Thursday, December 22, 2016

President Sanders? Bernie Would Have Beaten Trump
If Democrats wanted to win working class voters, they should have nominated Bernie Sanders.

Top of the Ticket cartoon (David Horsey / Los Angeles Times)

David Horsey

If Democrats had made a different choice in the primaries last spring, Bernie Sanders would be assembling his Cabinet right now. A reading of voting patterns in the presidential election suggests that the Vermont senator would have beaten Donald Trump.

Trump won the election by prevailing in the Rust Belt states of Michigan, Wisconsin and Pennsylvania that, together, gave him 46 electoral votes. In Michigan, he edged Hillary Clinton by just three-tenths of a percent. In Wisconsin, the margin was eight-tenths. In Pennsylvania there was a slightly larger gap of 1.2%.

All three of those states usually lean toward the Democratic candidate.
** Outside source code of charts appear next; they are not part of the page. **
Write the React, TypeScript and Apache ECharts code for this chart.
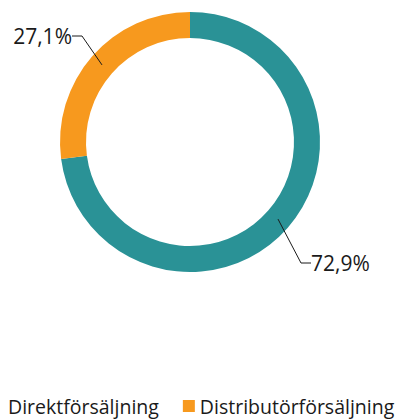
import React, { useEffect, useRef } from "react";
import * as echarts from "echarts";

const categories = ["Direktförsäljning", "Distributörförsäljning"];
const values = [72.9, 27.1];
const valueLabels = ["72,9%", "27,1%"];
const colors = ["#2a9296", "#f7991e"];

const FONT = "'Open Sans', 'Noto Sans', sans-serif";
// div is shifted so that its left edge sits at page x = -9, top at page y = 8
const OX = -9;
const OY = 8;

export default function App() {
  const ref = useRef<HTMLDivElement>(null);
  useEffect(() => {
    if (!ref.current) return;
    const chart = echarts.init(ref.current, undefined, { renderer: "svg" });
    const ringData = categories.map((name, i) => ({
      name,
      value: values[i],
      itemStyle: { color: colors[i] },
    }));
    const labelData = categories.map((name, i) => ({
      name,
      value: values[i],
      label: {
        formatter: valueLabels[i],
        padding: i === 0 ? [0, 0, 0, 6] : [0, 8, 0, 0],
      },
      itemStyle: { color: "rgba(0,0,0,0)" },
    }));
    chart.setOption({
      animation: false,
      legend: {
        data: categories,
        left: 0,
        bottom: 3,
        padding: 0,
        icon: "rect",
        itemWidth: 12,
        itemHeight: 12,
        itemGap: 24,
        textStyle: { fontFamily: FONT, fontSize: 19.5, color: "#1a1a1a" },
      },
      series: [
        {
          type: "pie",
          center: [190 - OX, 142 - OY],
          radius: [104, 130],
          startAngle: 90,
          silent: true,
          label: { show: false },
          labelLine: { show: false },
          data: ringData,
        },
        {
          type: "pie",
          center: [190 - OX, 142 - OY],
          radius: [0, 117],
          startAngle: 90,
          silent: true,
          z: 3,
          label: {
            show: true,
            position: "outside",
            fontFamily: FONT,
            fontSize: 21,
            color: "#1a1a1a",
          },
          labelLine: {
            show: true,
            length: 20,
            length2: 10,
            lineStyle: { color: "#1a1a1a", width: 1 },
          },
          labelLayout: (params: any) => {
            if (params.dataIndex === 1) {
              return { x: 80 - OX, y: 36 - OY, align: "right", verticalAlign: "middle" };
            }
            return { x: 305 - OX, y: 263 - OY, align: "left", verticalAlign: "middle" };
          },
          data: labelData,
        },
      ],
    });
    return () => chart.dispose();
  }, []);
  return (
    <div
      ref={ref}
      style={{ width: 420, height: 411, marginLeft: OX - 8 }}
    />
  );
}
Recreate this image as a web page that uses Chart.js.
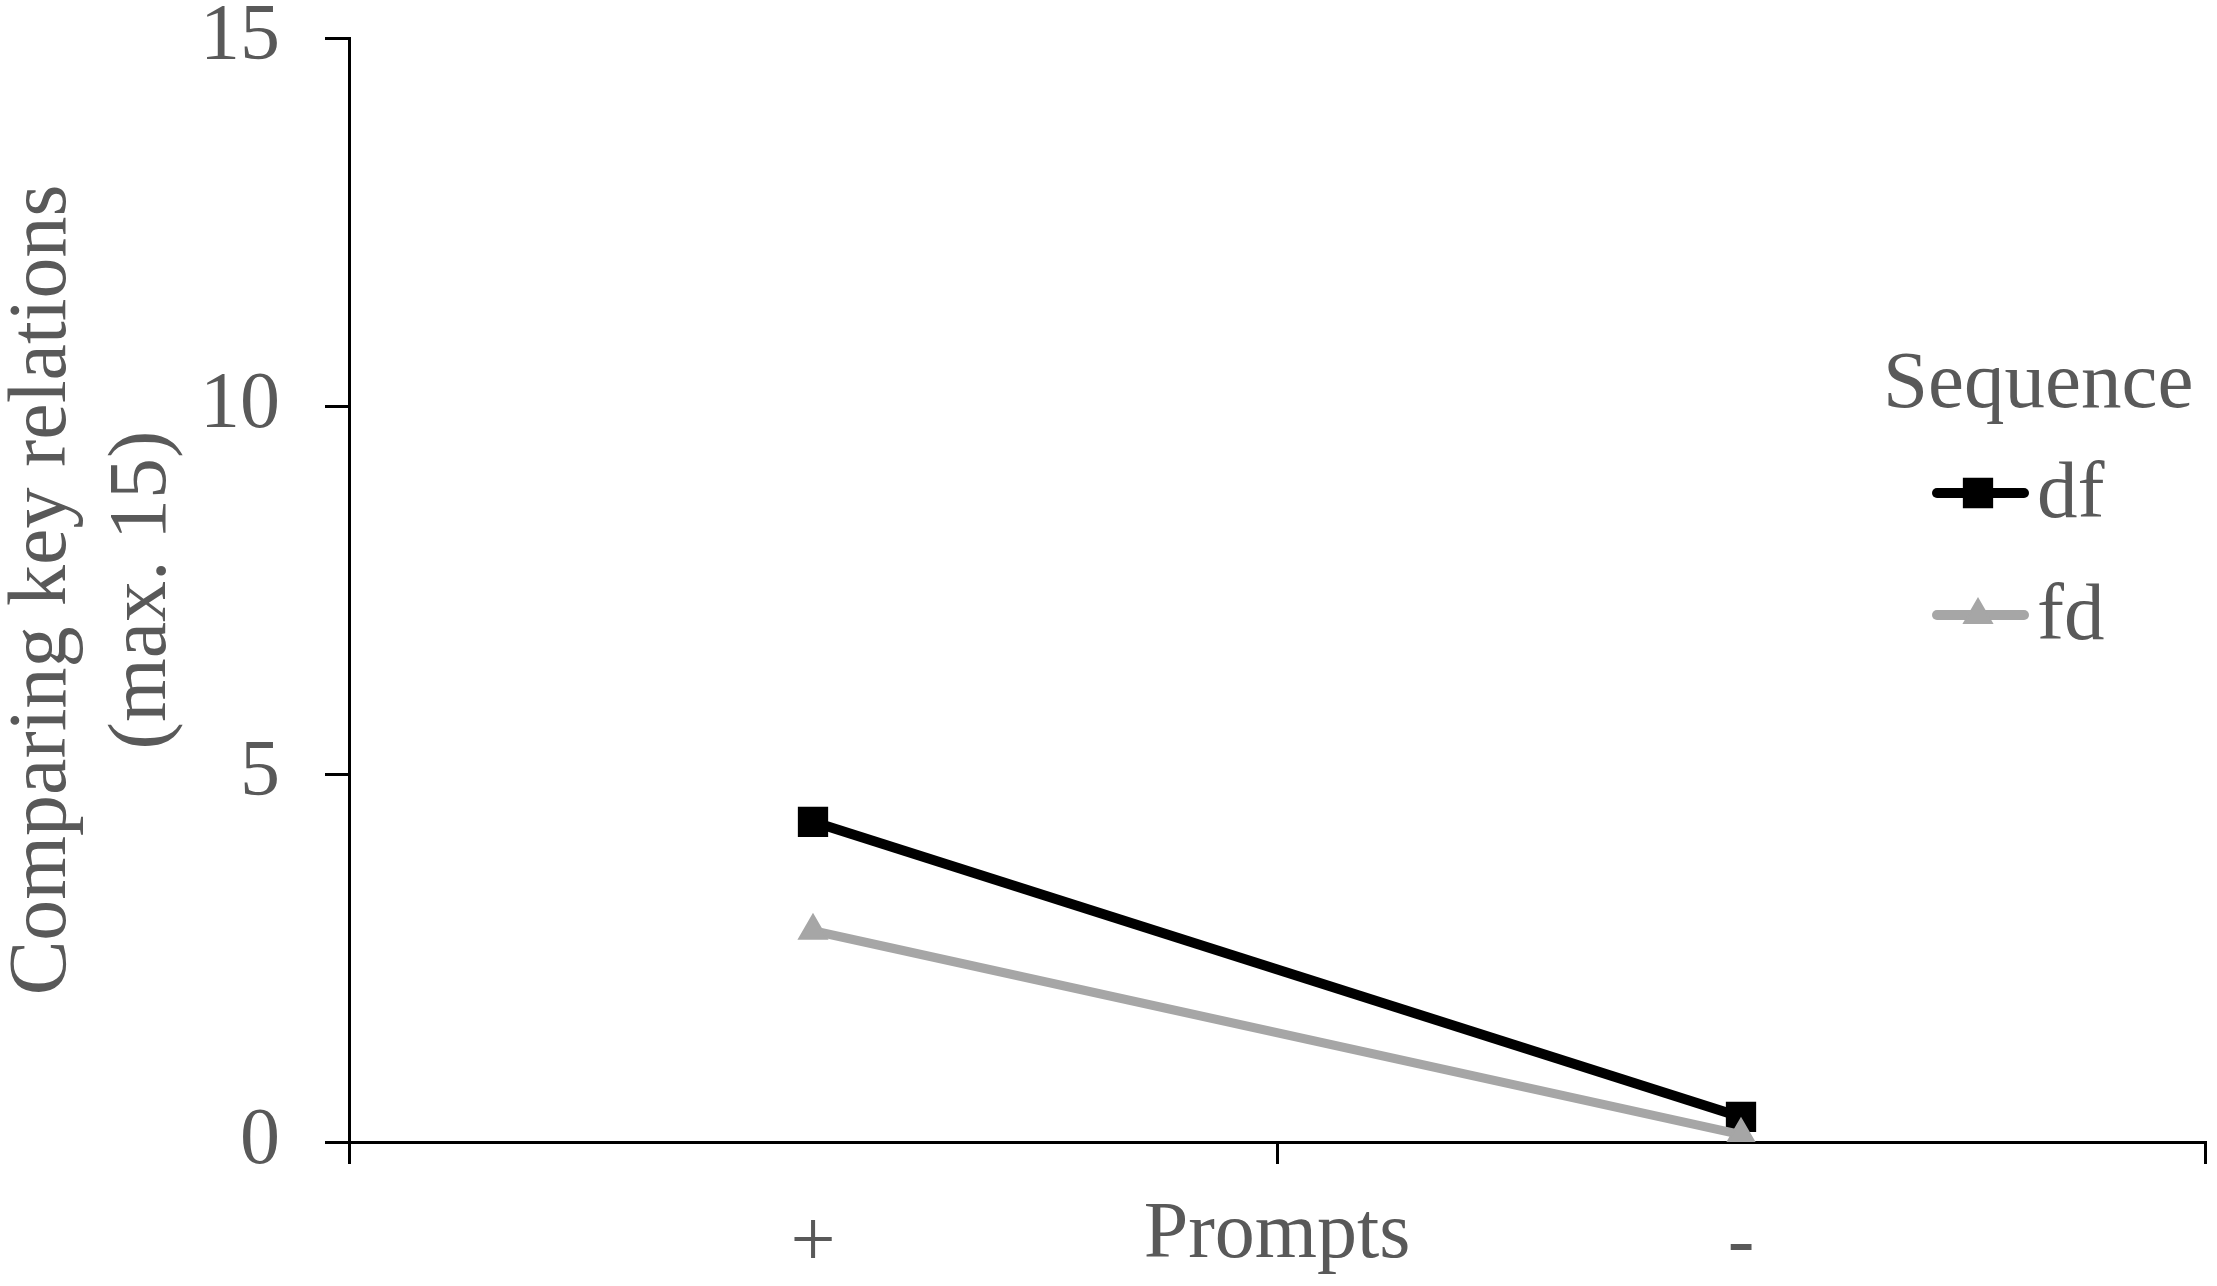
<!DOCTYPE html>
<html>
<head>
<meta charset="utf-8">
<script src="https://cdn.jsdelivr.net/npm/chart.js@4.4.1/dist/chart.umd.min.js"></script>
<style>
html, body { margin: 0; padding: 0; background: #fff; }
#wrap { width: 2217px; height: 1286px; position: relative; }
</style>
</head>
<body>
<div id="wrap"><canvas id="chart"></canvas></div>
<script>
// data
const categories = ['+', '-'];
const dfValues = [4.35, 0.34];
const fdValues = [2.87, 0.1];
const yMin = 0, yMax = 15, yStep = 5;
const xTitle = 'Prompts';
const yTitle = ['Comparing key relations', '(max. 15)'];
const legendTitle = 'Sequence';

const serif = '"Liberation Serif", "Times New Roman", serif';
const textGray = '#595959';

// legend drawn by hand, it sits inside the plot area in the original
const seqLegend = {
  id: 'seqLegend',
  afterDraw(chart) {
    let ctx = chart.ctx;
    ctx.save();
    ctx.font = '81px ' + serif;
    ctx.fillStyle = textGray;
    ctx.textAlign = 'left';
    ctx.textBaseline = 'alphabetic';
    ctx.fillText(legendTitle, 1883, 407);
    chart.data.datasets.forEach((ds, i) => {
      let y = 493 + i * 122;
      ctx.strokeStyle = ds.borderColor;
      ctx.lineWidth = 10;
      ctx.lineCap = 'round';
      ctx.beginPath();
      ctx.moveTo(1937, y);
      ctx.lineTo(2024, y);
      ctx.stroke();
      ctx.fillStyle = ds.pointBackgroundColor;
      ctx.strokeStyle = ds.pointBorderColor;
      ctx.lineWidth = ds.pointBorderWidth;
      Chart.helpers.drawPoint(ctx, {pointStyle: ds.pointStyle, radius: ds.pointRadius, borderWidth: ds.pointBorderWidth, rotation: 0}, 1978, y);
      ctx.fillStyle = textGray;
      ctx.fillText(ds.label, 2037, y + 24);
    });
    ctx.restore();
  }
};

const data = {
  labels: categories,
  datasets: [{
    label: 'df',
    data: dfValues,
    borderColor: '#000000',
    backgroundColor: '#000000',
    pointBackgroundColor: '#000000',
    pointBorderColor: '#000000',
    borderWidth: 10,
    pointStyle: 'rect',
    pointRadius: 20,
    pointBorderWidth: 2,
    order: 1
  }, {
    label: 'fd',
    data: fdValues,
    borderColor: '#a6a6a6',
    backgroundColor: '#a6a6a6',
    pointBackgroundColor: '#a6a6a6',
    pointBorderColor: '#a6a6a6',
    borderWidth: 9,
    pointStyle: 'triangle',
    pointRadius: 16,
    pointBorderWidth: 2,
    order: 0
  }]
};

const config = {
  type: 'line',
  data: data,
  options: {
    responsive: true,
    maintainAspectRatio: false,
    animation: false,
    layout: { autoPadding: false, padding: { top: 0, right: 12, left: 0, bottom: 0 } },
    plugins: {
      legend: { display: false },
      tooltip: { enabled: false }
    },
    scales: {
      x: {
        offset: true,
        grid: { offset: true, drawOnChartArea: false, color: '#000', lineWidth: 3, tickLength: 22 },
        border: { color: '#000', width: 3 },
        ticks: { color: textGray, padding: 41, font: { family: serif, size: 80, lineHeight: 1 } },
        title: { display: true, text: xTitle, color: textGray, font: { family: serif, size: 80, lineHeight: 1 }, padding: { top: 0, bottom: 10 } },
        afterFit(scale) {
          scale.height = 144;
          scale.paddingLeft = 0;
          scale.paddingRight = 0;
        }
      },
      y: {
        min: yMin,
        max: yMax,
        grid: { drawOnChartArea: false, color: '#000', lineWidth: 3, tickLength: 24 },
        border: { color: '#000', width: 3 },
        ticks: { stepSize: yStep, color: textGray, padding: 45, font: { family: serif, size: 80, lineHeight: 0.9 } },
        title: { display: true, text: yTitle, color: textGray, font: { family: serif, size: 82, lineHeight: 1.22 }, padding: { top: -7, bottom: 0 } },
        afterFit(scale) {
          scale.width = 349;
          scale.paddingTop = 38;
          scale.paddingBottom = 0;
        }
      }
    }
  },
  plugins: [seqLegend]
};

let c = document.getElementById('chart').getContext('2d');
new Chart(c, config);
</script>
</body>
</html>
This time around, most working-class white voters — many of whom voted for Barack Obama in the last two elections — saw Clinton as the incarnation of a political establishment that was indifferent to their struggles. They were won over by Trump’s boasts that he would protect American jobs and challenge the influence of Wall Street. Who else in the 2016 campaign made similar promises, with far more conviction? Bernie Sanders, of course.

Polls and interviews with voters, both before and after the election, identified a significant overlap between Trump voters and Sanders admirers. Among non-college-educated whites in the old industrial states, many were simply looking for someone to address their concerns and shake things up in Washington. They went with Trump on Nov. 8, but plenty of them would have voted for Sanders if he had been on the ballot.

Would it have been enough to tip Michigan, Wisconsin and Pennsylvania? Given the small numbers needed, the answer is very likely yes.

Now, I have a smart friend who is certain the socialist label would have sunk Bernie in the general election. He believes America’s long antipathy toward the Red Menace (the old red, not the new, conservative red) would have been fully exploited by right-wing commentators and the Trump campaign. Certainly, that would have been the central line of attack. But I argue, with the Soviet menace no more than a memory, the potency of that attack would have been largely limited to a constituency on the right that no Democrat could win anyway.

Sanders is not a threatening, alien figure. His “socialism” was most pronounced in his calls to tax the wealthy at a higher rate and provide free college tuition at state universities — two ideas that are hardly radical, given that both were the norm in the America of Dwight Eisenhower and John F. Kennedy. And it would have been difficult for Trump to condemn Bernie’s attacks on big corporations and the financial industry since his own rhetoric was infused with a similar populist message.

It is now clear, as well, that Sanders would have had another big advantage: He wasn’t Hillary. It may be grossly unfair, but 30 years of character assassination from the right took its toll. A big share of voters opted for Trump because they loathed Clinton, or at least the predominant caricature of her. Bill Clinton was a drag on her candidacy, as well. When Trump’s lewd comments about women made on video were revealed, the negative reaction was blunted by Trump surrogates who skewed attention toward the sordid past of Hillary’s husband.

With Bernie, there would have been no Bill — and no email controversy, no Benghazi brouhaha and no last-minute letter from the FBI director. Also, no misogyny — a disturbing but real factor in Clinton’s loss.

Finally, there was an enthusiasm gap among younger voters who were a key demographic in Obama’s victories. They would not have stayed home on election day or wasted their vote on the Green Party candidate if Sanders had been the Democratic Party nominee. Despite his white hair and stooped shoulders, Sanders was adored by a legion of millennials who respected his ideological consistency and responded to his challenge to become part of a movement for change.

It would not have taken many votes to produce a different result in three key states. Bernie Sanders could have done it. He would now be president-elect and America would be heading in a very different direction.